Count lines with the string "page" in them. State the number alone.

Data block:
•••••

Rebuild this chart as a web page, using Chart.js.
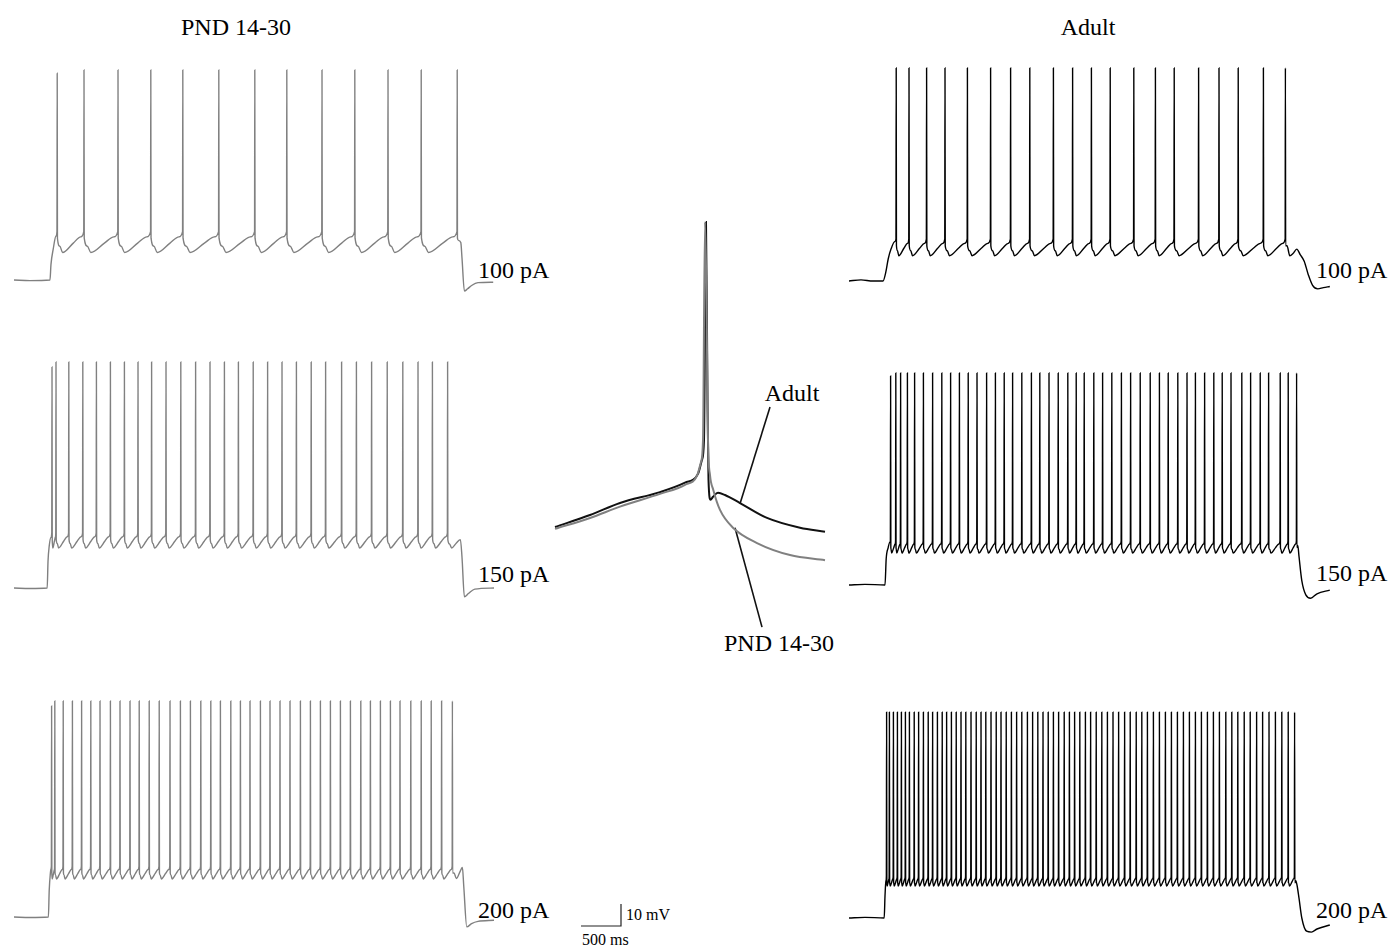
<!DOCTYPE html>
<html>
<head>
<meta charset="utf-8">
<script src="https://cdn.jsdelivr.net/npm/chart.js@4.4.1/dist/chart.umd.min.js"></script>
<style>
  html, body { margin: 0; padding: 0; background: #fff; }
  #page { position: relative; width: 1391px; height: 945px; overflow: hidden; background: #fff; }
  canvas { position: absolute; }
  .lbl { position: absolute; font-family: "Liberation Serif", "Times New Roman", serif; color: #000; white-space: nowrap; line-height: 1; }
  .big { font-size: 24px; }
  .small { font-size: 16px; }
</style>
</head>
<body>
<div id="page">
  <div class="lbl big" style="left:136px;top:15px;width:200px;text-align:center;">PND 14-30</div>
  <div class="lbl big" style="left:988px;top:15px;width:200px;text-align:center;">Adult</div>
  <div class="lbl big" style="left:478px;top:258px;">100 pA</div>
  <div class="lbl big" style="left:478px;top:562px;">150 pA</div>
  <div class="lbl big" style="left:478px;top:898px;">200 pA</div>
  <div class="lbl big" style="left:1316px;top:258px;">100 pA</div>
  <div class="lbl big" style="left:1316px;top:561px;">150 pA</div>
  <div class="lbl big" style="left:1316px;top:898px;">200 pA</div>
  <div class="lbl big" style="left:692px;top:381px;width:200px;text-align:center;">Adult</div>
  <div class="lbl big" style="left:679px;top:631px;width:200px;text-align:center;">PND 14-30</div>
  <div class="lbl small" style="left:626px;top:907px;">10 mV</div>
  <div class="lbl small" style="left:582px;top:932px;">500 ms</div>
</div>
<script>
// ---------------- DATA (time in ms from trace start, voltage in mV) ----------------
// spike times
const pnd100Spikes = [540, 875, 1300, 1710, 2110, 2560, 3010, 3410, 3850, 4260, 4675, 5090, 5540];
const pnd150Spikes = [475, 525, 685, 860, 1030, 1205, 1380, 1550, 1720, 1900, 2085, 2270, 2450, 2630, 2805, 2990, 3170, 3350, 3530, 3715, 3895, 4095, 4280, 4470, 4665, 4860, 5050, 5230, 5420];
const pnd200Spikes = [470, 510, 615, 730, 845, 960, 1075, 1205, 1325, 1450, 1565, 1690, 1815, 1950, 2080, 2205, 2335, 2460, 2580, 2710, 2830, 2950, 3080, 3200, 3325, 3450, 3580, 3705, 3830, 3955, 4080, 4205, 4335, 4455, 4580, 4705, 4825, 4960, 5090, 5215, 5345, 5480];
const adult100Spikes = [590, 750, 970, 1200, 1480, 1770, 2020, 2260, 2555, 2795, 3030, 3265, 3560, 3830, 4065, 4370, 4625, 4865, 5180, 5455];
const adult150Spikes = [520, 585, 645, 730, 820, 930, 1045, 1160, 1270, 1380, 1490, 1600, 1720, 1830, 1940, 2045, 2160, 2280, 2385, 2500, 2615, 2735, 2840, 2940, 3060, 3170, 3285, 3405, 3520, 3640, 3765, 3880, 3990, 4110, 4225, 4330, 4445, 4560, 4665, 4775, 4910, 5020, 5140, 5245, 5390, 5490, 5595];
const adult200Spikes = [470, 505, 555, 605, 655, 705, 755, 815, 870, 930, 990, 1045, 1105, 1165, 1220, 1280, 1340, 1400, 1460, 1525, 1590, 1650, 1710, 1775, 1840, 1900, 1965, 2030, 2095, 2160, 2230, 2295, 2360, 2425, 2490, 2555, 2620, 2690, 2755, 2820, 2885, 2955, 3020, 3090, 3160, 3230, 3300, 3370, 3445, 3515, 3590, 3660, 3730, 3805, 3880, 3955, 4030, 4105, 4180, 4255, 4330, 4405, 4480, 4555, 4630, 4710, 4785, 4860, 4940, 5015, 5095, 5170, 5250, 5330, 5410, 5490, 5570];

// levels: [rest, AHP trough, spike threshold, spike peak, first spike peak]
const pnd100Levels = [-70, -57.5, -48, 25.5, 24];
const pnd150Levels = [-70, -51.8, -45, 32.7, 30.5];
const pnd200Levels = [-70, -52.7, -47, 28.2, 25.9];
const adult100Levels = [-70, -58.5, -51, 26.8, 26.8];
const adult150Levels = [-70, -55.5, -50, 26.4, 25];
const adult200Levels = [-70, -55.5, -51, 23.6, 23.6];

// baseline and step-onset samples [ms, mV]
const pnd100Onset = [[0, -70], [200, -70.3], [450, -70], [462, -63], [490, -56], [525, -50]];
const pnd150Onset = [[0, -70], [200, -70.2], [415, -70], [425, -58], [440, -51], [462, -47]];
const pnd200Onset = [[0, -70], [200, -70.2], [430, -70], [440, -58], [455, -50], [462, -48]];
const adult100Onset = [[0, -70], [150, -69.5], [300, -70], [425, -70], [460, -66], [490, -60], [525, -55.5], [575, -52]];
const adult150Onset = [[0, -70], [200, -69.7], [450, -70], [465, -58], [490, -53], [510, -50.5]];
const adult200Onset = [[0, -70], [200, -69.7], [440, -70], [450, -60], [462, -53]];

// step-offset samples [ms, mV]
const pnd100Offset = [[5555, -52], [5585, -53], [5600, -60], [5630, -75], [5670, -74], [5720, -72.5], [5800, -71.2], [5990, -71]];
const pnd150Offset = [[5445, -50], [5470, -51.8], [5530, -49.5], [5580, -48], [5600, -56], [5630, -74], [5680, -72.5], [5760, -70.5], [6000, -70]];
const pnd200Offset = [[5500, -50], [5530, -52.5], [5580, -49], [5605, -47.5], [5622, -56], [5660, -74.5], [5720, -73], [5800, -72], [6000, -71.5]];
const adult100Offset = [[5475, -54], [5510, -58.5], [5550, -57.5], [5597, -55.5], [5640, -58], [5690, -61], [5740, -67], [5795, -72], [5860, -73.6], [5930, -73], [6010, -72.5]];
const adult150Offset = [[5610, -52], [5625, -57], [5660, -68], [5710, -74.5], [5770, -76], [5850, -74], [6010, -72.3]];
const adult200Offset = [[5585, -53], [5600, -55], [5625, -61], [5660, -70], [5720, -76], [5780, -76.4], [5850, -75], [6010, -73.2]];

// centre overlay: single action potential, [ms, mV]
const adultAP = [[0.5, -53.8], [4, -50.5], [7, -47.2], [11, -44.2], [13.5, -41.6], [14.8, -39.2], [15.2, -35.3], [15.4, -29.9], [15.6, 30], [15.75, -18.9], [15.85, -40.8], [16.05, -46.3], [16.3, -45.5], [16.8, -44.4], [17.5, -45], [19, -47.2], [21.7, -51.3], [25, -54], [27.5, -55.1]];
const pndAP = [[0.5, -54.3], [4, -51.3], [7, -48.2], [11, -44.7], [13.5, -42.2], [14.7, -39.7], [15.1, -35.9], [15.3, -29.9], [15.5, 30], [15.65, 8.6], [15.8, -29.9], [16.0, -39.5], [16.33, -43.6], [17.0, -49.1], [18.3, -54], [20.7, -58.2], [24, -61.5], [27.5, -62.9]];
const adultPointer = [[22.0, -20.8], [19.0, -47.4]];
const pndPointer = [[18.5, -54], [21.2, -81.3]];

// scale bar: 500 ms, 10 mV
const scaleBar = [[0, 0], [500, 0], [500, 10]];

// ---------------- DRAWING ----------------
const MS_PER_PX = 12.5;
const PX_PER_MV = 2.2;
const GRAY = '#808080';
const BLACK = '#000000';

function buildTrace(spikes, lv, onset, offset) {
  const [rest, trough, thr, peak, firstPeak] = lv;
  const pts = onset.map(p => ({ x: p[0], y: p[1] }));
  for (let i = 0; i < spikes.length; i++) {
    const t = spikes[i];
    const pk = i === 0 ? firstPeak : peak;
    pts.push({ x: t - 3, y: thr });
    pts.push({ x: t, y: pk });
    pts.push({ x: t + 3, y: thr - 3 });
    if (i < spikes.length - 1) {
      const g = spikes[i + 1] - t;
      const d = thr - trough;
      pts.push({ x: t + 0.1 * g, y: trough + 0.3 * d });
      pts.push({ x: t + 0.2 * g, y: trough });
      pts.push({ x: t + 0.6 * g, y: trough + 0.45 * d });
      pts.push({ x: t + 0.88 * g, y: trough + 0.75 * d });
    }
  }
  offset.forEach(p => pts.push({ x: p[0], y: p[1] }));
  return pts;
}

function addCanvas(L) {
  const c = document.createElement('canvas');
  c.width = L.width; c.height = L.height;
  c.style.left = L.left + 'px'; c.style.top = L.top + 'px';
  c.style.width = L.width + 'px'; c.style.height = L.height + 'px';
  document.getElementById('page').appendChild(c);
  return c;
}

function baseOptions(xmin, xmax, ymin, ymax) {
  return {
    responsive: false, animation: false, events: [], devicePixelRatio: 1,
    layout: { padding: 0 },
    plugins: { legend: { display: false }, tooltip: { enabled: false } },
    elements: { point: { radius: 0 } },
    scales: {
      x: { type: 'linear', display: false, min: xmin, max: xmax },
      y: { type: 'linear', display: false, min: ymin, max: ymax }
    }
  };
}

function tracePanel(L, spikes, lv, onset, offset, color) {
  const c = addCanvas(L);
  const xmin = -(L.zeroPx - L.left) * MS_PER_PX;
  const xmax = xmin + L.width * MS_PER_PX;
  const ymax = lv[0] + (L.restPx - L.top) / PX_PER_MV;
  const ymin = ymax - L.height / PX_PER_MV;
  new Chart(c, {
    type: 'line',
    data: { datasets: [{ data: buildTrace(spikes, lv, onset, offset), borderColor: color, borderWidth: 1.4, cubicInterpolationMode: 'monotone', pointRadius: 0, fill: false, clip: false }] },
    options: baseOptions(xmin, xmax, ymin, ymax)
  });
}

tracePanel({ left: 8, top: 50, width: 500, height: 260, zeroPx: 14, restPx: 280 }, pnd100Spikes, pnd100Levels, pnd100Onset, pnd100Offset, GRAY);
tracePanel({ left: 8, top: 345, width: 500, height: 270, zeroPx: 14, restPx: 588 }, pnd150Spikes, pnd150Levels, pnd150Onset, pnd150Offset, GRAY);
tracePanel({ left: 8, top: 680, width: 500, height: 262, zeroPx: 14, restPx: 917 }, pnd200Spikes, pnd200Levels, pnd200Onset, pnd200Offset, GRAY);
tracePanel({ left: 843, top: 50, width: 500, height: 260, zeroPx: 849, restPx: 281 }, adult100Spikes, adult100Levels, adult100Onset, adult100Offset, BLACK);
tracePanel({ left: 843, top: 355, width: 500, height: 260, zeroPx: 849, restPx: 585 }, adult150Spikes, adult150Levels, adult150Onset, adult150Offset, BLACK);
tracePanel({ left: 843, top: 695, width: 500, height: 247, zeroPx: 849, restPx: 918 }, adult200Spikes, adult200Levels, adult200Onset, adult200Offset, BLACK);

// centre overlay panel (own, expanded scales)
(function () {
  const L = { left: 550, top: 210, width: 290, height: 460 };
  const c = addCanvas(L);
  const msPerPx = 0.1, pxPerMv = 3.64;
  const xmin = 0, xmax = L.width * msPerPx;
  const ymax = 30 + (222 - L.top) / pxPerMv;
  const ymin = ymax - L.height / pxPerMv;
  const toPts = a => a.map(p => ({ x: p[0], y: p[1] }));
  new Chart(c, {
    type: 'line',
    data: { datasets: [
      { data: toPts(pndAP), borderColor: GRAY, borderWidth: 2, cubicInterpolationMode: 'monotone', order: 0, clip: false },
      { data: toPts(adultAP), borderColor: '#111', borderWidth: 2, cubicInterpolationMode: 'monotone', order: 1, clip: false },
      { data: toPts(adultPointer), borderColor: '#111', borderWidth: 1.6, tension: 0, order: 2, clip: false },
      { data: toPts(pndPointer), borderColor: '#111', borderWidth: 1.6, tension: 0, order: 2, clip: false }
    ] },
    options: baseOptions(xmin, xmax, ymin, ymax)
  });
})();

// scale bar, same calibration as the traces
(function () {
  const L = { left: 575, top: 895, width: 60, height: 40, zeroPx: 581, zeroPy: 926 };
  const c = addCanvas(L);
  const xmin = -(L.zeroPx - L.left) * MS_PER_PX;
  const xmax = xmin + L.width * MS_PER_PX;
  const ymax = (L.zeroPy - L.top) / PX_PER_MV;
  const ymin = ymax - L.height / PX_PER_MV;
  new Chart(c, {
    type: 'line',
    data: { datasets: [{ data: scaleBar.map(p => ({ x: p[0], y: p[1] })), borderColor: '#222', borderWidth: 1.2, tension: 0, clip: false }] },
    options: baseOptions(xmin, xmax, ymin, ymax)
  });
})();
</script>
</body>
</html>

•••••

Complete answer:
4